Candidates are able to begin the process and stop to consider their answers at their leisure before completion. “We can see whether an application has been started or is in process,” said Khoury. “It’s probably a 20-to-30-minute exercise to finish the application because we ask some narrative types of questions. So somebody can start it and then come back and finish it multiple times.” 

Plenty of qualified candidates are showing an interest in the district, Khoury added. “Just a quick look at those folks, they’re a cross-section of assistant superintendents and people who were in leadership positions around the state, but I haven’t even begun the process of making phone calls and checking references. I’ve e-mailed some people that started applications and in reviewing their resumes they look interesting, and I’ve encouraged them to complete the application.”

The application indicates an anticipated starting salary range of between $170,000 and $195,000 based on experience and training. The criteria indicate a wide range of qualifications for candidates to consider. One request is “a desire to become an integral part of the Saugerties community, including having a highly visible profile and becoming an active participant in community-related groups and activities. Residence in the surrounding area is encouraged.”

Other qualifications include a high level of professional experience in school administration, a commitment to innovative educational ideas, and a commitment to be a public advocate for the district’s students. Other qualities are still being culled from a public survey designed to generate feedback from members of the community. 

As of December 10, 410 people had taken the survey. “I’ve done a few of the searches in similar communities, and that’s probably the highest number that I’ve seen,” Khoury said.

With the survey still active, the results are unlikely to be revealed until Khoury presents a report to the school board at a community forum in the high school library next Tuesday, December 18. 

The survey includes questions about past experience in areas like working in a high-performing school district, a socio-economically diverse district, capital projects, special and alternative education, gifted education, and strategic planning.

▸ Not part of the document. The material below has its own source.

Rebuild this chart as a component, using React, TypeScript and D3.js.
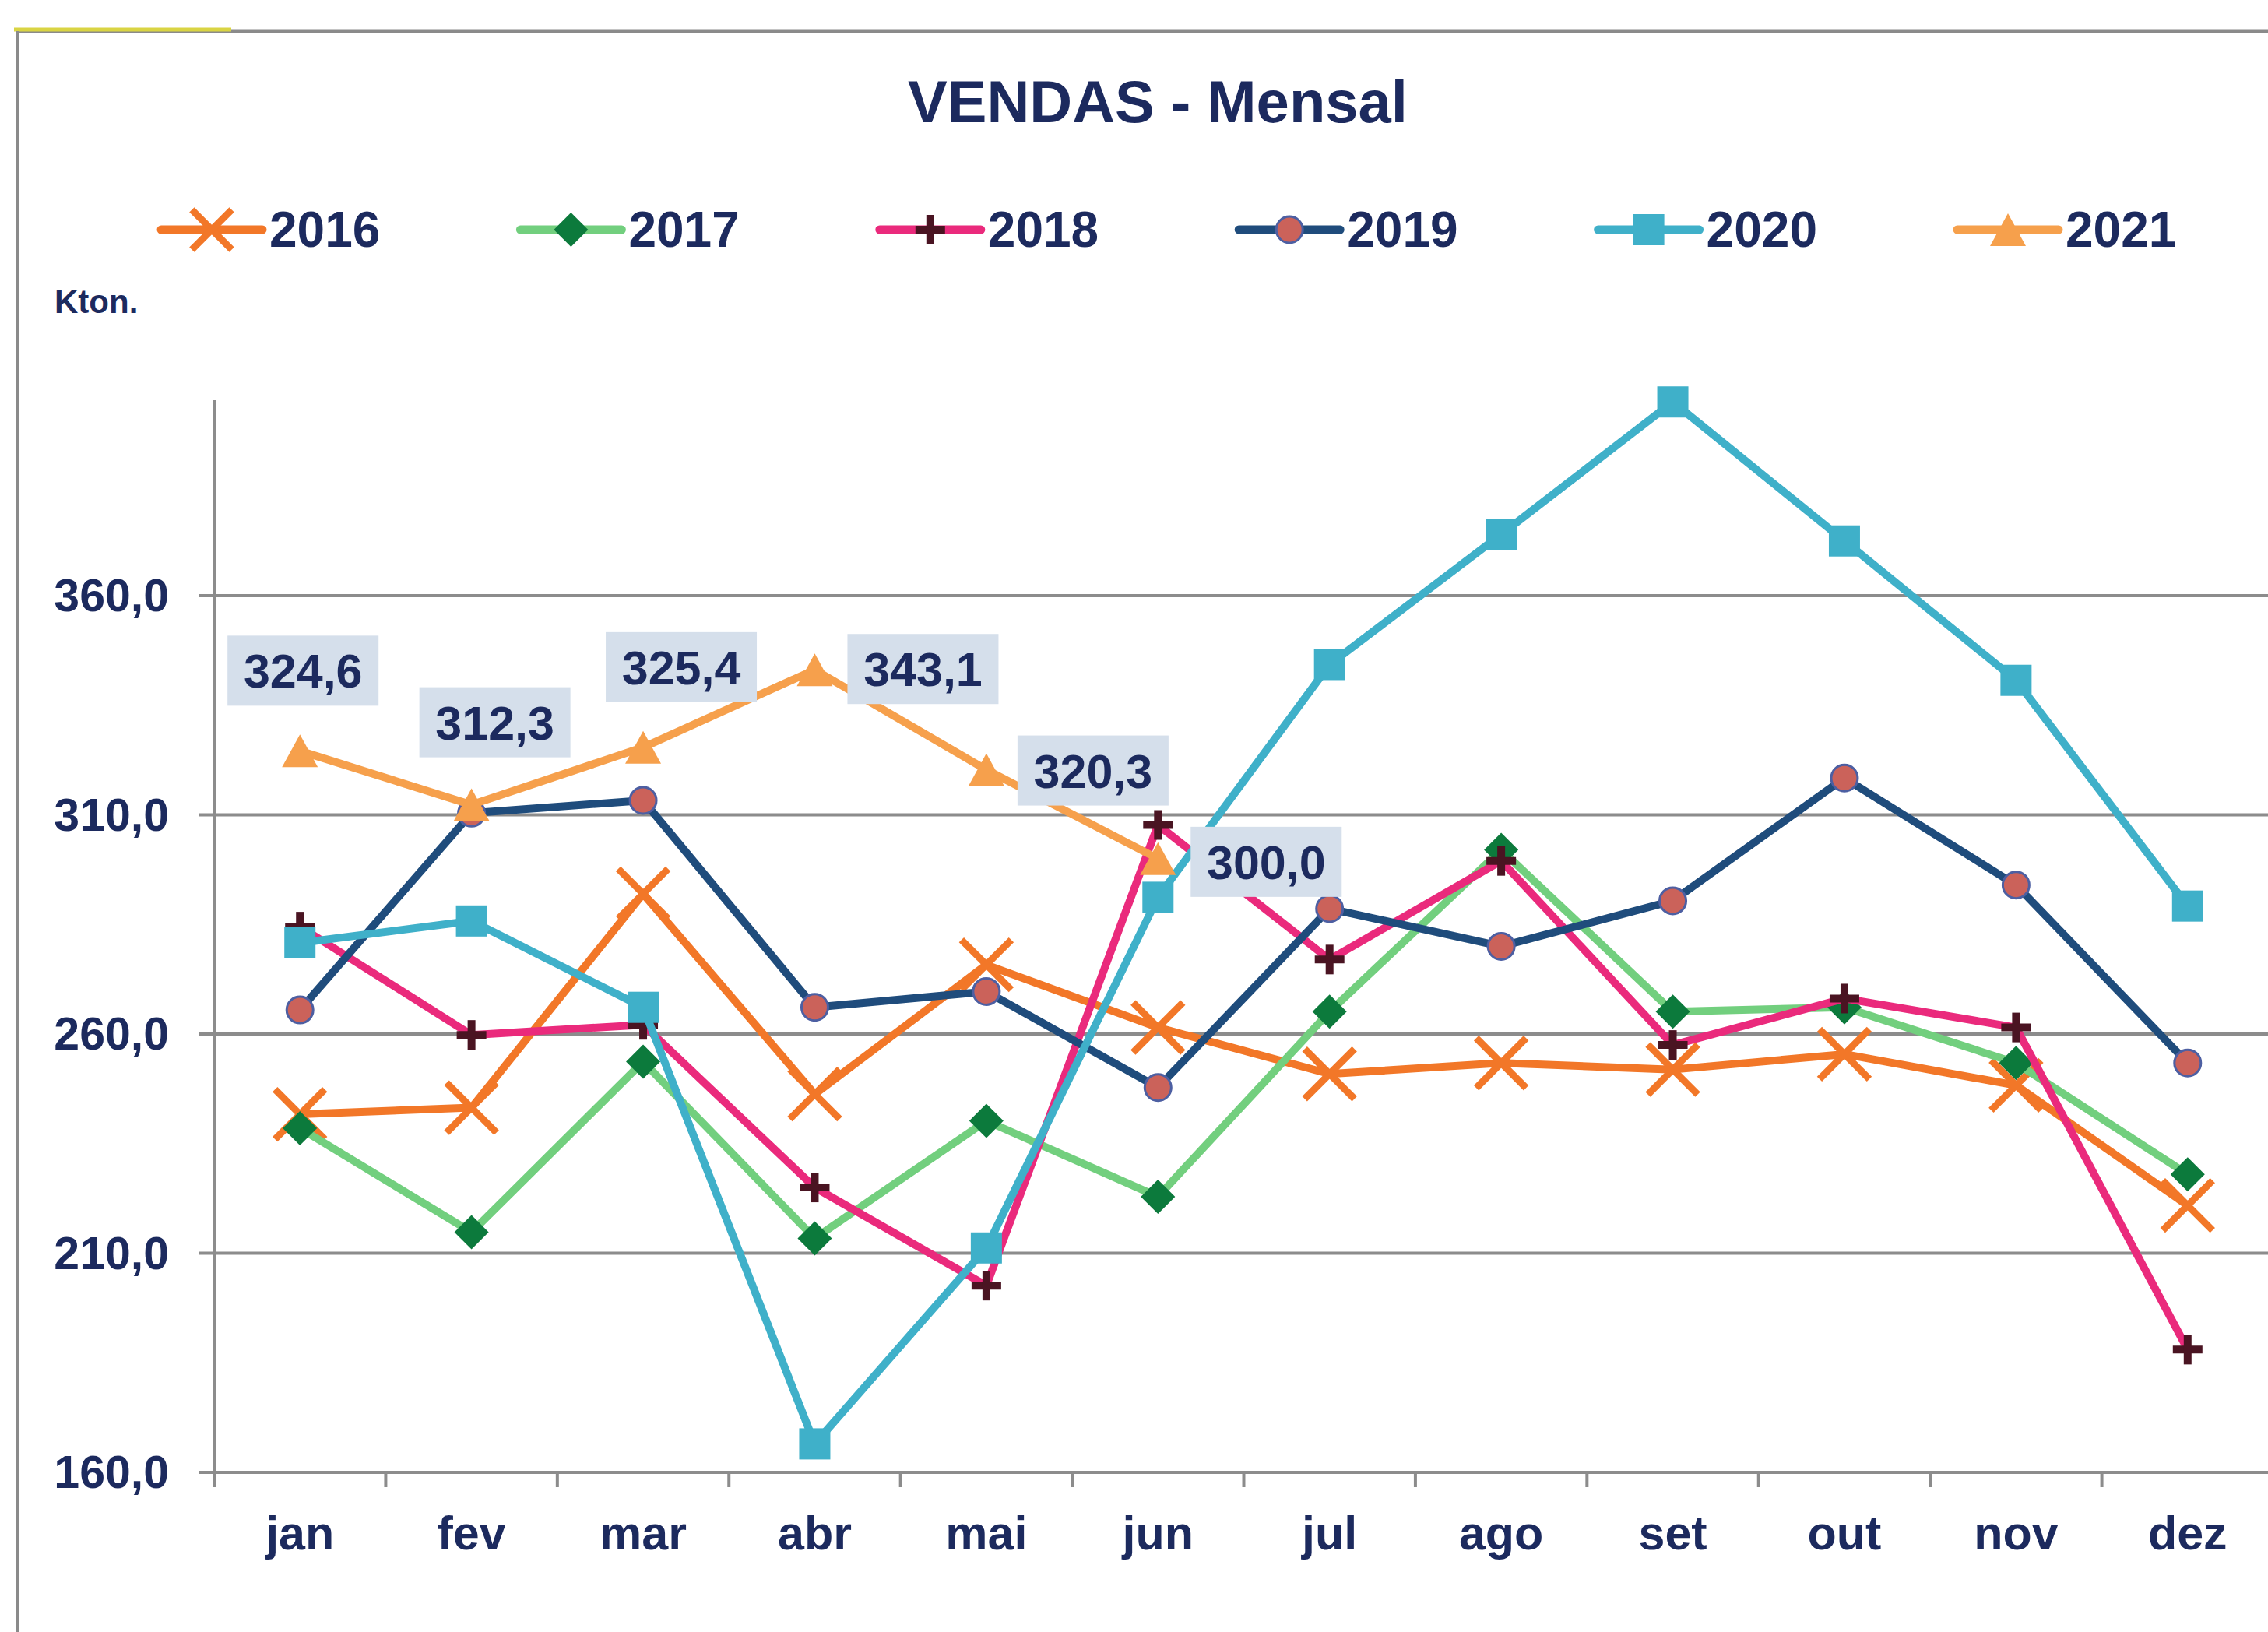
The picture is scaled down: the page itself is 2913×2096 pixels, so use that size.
import React from "react";
import * as d3 from "d3";

const months = ["jan", "fev", "mar", "abr", "mai", "jun", "jul", "ago", "set", "out", "nov", "dez"];
const years = ["2016", "2017", "2018", "2019", "2020", "2021"];

const v2016 = [241.7, 243.2, 292.0, 246.3, 275.8, 261.5, 250.9, 253.4, 251.9, 255.4, 248.3, 220.9];
const v2017 = [238.5, 214.8, 253.7, 213.4, 240.2, 222.9, 265.1, 302.0, 265.1, 266.1, 253.4, 228.0];
const v2018 = [284.5, 259.8, 262.1, 225.0, 202.6, 307.7, 277.0, 299.5, 257.5, 268.1, 261.5, 188.0];
const v2019 = [265.5, 310.4, 313.3, 266.1, 269.7, 247.8, 288.6, 280.0, 290.4, 318.4, 294.0, 253.4];
const v2020 = [280.8, 285.8, 266.1, 166.5, 211.2, 291.2, 344.3, 374.0, 404.2, 372.5, 340.7, 289.2];
const v2021 = [324.6, 312.3, 325.4, 343.1, 320.3, 300.0];

const yTicks = [160, 210, 260, 310, 360];
const yMin = 160;
const yMax = 404.6;

// label box placement offsets (layout only) for the 2021 data labels
const labelOffsets: [number, number][] = [
  [4, -103], [30, -106], [49, -103], [139, -1], [137, 1], [139, 4],
];

const W = 2913;
const H = 2096;
const NAVY = "#1c2a5e";
const FONT = "'Liberation Sans', Arial, Helvetica, sans-serif";

type Series = {
  name: string;
  values: number[];
  line: string;
  marker: string;
  fill: string;
  stroke?: string;
};

const seriesList: Series[] = [
  { name: years[0], values: v2016, line: "#f27728", marker: "x", fill: "#f27728" },
  { name: years[1], values: v2017, line: "#72cf7e", marker: "diamond", fill: "#0c7a3c" },
  { name: years[2], values: v2018, line: "#ea2a7c", marker: "plus", fill: "#4a1422" },
  { name: years[3], values: v2019, line: "#1f4c7c", marker: "circle", fill: "#cb625a", stroke: "#4d5fa2" },
  { name: years[4], values: v2020, line: "#3fb0c9", marker: "square", fill: "#3fb0c9" },
  { name: years[5], values: v2021, line: "#f6a04c", marker: "triangle", fill: "#f6a04c" },
];

function Marker({ kind, x, y, fill, stroke, scale = 1 }: { kind: string; x: number; y: number; fill: string; stroke?: string; scale?: number }) {
  const s = scale;
  switch (kind) {
    case "x": {
      const h = 32 * s;
      return (
        <g stroke={fill} strokeWidth={9} strokeLinecap="butt">
          <line x1={x - h} y1={y - h} x2={x + h} y2={y + h} />
          <line x1={x - h} y1={y + h} x2={x + h} y2={y - h} />
        </g>
      );
    }
    case "diamond": {
      const h = 22 * s;
      return <path d={`M${x},${y - h}L${x + h},${y}L${x},${y + h}L${x - h},${y}Z`} fill={fill} />;
    }
    case "plus": {
      const h = 19 * s;
      return (
        <g stroke={fill} strokeWidth={10}>
          <line x1={x - h} y1={y} x2={x + h} y2={y} />
          <line x1={x} y1={y - h} x2={x} y2={y + h} />
        </g>
      );
    }
    case "circle":
      return <circle cx={x} cy={y} r={17 * s} fill={fill} stroke={stroke} strokeWidth={3} />;
    case "square": {
      const h = 20 * s;
      return <rect x={x - h} y={y - h} width={2 * h} height={2 * h} fill={fill} />;
    }
    case "triangle": {
      const hw = 23 * s;
      const hh = 21 * s;
      return <path d={`M${x},${y - hh}L${x + hw},${y + hh}L${x - hw},${y + hh}Z`} fill={fill} />;
    }
    default:
      return null;
  }
}

export default function App() {
  const plotLeft = 275;
  const plotRight = 2920;
  const plotTop = 514;
  const plotBottom = 1891;

  const x = d3.scaleBand<string>().domain(months).range([plotLeft, plotRight]).padding(0);
  const y = d3.scaleLinear().domain([yMin, yMax]).range([plotBottom, plotTop]);
  const cx = (m: string) => (x(m) as number) + x.bandwidth() / 2;

  const locale = d3.formatLocale({ decimal: ",", thousands: ".", grouping: [3], currency: ["R$", ""] });
  const fmt = locale.format(".1f");

  const lineGen = d3
    .line<number>()
    .x((_, i) => cx(months[i]))
    .y((d) => y(d));

  const legendStart = 346;
  const legendStep = 461.4;
  const legendY = 295;

  return (
    <svg
      width={W}
      height={H}
      viewBox={`0 0 ${W} ${H}`}
      style={{ position: "absolute", left: 0, top: 0, background: "#fff" }}
      fontFamily={FONT}
    >
      <rect x={0} y={0} width={W} height={H} fill="#fff" />
      {/* chart frame */}
      <line x1={20} y1={40} x2={W} y2={40} stroke="#8a8a8a" strokeWidth={5} />
      <line x1={18} y1={38} x2={297} y2={38} stroke="#d9d443" strokeWidth={5} />
      <line x1={22} y1={40} x2={22} y2={H} stroke="#8a8a8a" strokeWidth={4} />

      {/* title */}
      <text x={1487} y={157} textAnchor="middle" fontSize={76} fontWeight="bold" fill={NAVY}>
        VENDAS - Mensal
      </text>

      {/* legend */}
      {seriesList.map((s, i) => {
        const tx = legendStart + i * legendStep;
        const mx = tx - 74;
        return (
          <g key={s.name}>
            <line x1={tx - 139} y1={legendY} x2={tx - 9} y2={legendY} stroke={s.line} strokeWidth={11} strokeLinecap="round" />
            <Marker kind={s.marker} x={mx} y={legendY} fill={s.fill} stroke={s.stroke} scale={s.marker === "x" ? 0.8 : 1} />
            <text x={tx} y={legendY + 22} fontSize={64} fontWeight="bold" fill={NAVY}>
              {s.name}
            </text>
          </g>
        );
      })}

      {/* unit */}
      <text x={70} y={402} fontSize={42} fontWeight="bold" fill={NAVY}>
        Kton.
      </text>

      {/* gridlines and y ticks */}
      {yTicks.map((t) => (
        <g key={t}>
          <line x1={plotLeft - 20} y1={y(t)} x2={W} y2={y(t)} stroke="#8c8c8c" strokeWidth={4} />
          <text x={217} y={y(t) + 20} textAnchor="end" fontSize={59} fontWeight="bold" fill={NAVY}>
            {fmt(t)}
          </text>
        </g>
      ))}

      {/* y axis line */}
      <line x1={plotLeft} y1={y(yMax)} x2={plotLeft} y2={y(yMin)} stroke="#8c8c8c" strokeWidth={4} />

      {/* x ticks & labels */}
      {months.map((m) => (
        <g key={m}>
          <line x1={x(m) as number} y1={plotBottom} x2={x(m) as number} y2={plotBottom + 19} stroke="#8c8c8c" strokeWidth={4} />
          <text x={cx(m)} y={1990} textAnchor="middle" fontSize={61} fontWeight="bold" fill={NAVY}>
            {m}
          </text>
        </g>
      ))}

      {/* series */}
      {seriesList.map((s) => (
        <g key={s.name}>
          <path d={lineGen(s.values) as string} fill="none" stroke={s.line} strokeWidth={10} strokeLinejoin="round" />
          {s.values.map((v, i) => (
            <Marker key={i} kind={s.marker} x={cx(months[i])} y={y(v)} fill={s.fill} stroke={s.stroke} />
          ))}
        </g>
      ))}

      {/* data labels for 2021 */}
      {v2021.map((v, i) => {
        const [dx, dy] = labelOffsets[i];
        const bx = cx(months[i]) + dx;
        const by = y(v) + dy;
        return (
          <g key={i}>
            <rect x={bx - 97} y={by - 45} width={194} height={90} fill="#d5dfeb" />
            <text x={bx} y={by + 22} textAnchor="middle" fontSize={61} fontWeight="bold" fill={NAVY}>
              {fmt(v)}
            </text>
          </g>
        );
      })}
    </svg>
  );
}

Skills such as public speaking, labor relations, school finance, special-education program coordination, and educational planning are also significant.

Beyond the professional criteria, the public is also being asked to consider a candidate’s personal characteristics, such as whether they feel living in or near Saugerties is important, how visible they feel a superintendent should be in the schools and community at large, and whether they have humor, wisdom or compassion. 

After presenting his report this month, Khoury plans on returning again on Tuesday, January 8. “By the first board meeting in the new year, my plan is to have completed some reference checks, preliminary screening interviews, and to present to the board a kind of rank ordering of the candidates in terms of strengths vis-a-vis the characteristics the community has indicated are important to them,” Khoury explained. “And then it’s really up to the board where they want to go from there.”

What usually follows is a first-round screening interview with as many candidates as trustees would like to speak to. Three applicants are usually heard in a single night, a process Khoury said he expects would happen in the second half of January through the beginning of February. 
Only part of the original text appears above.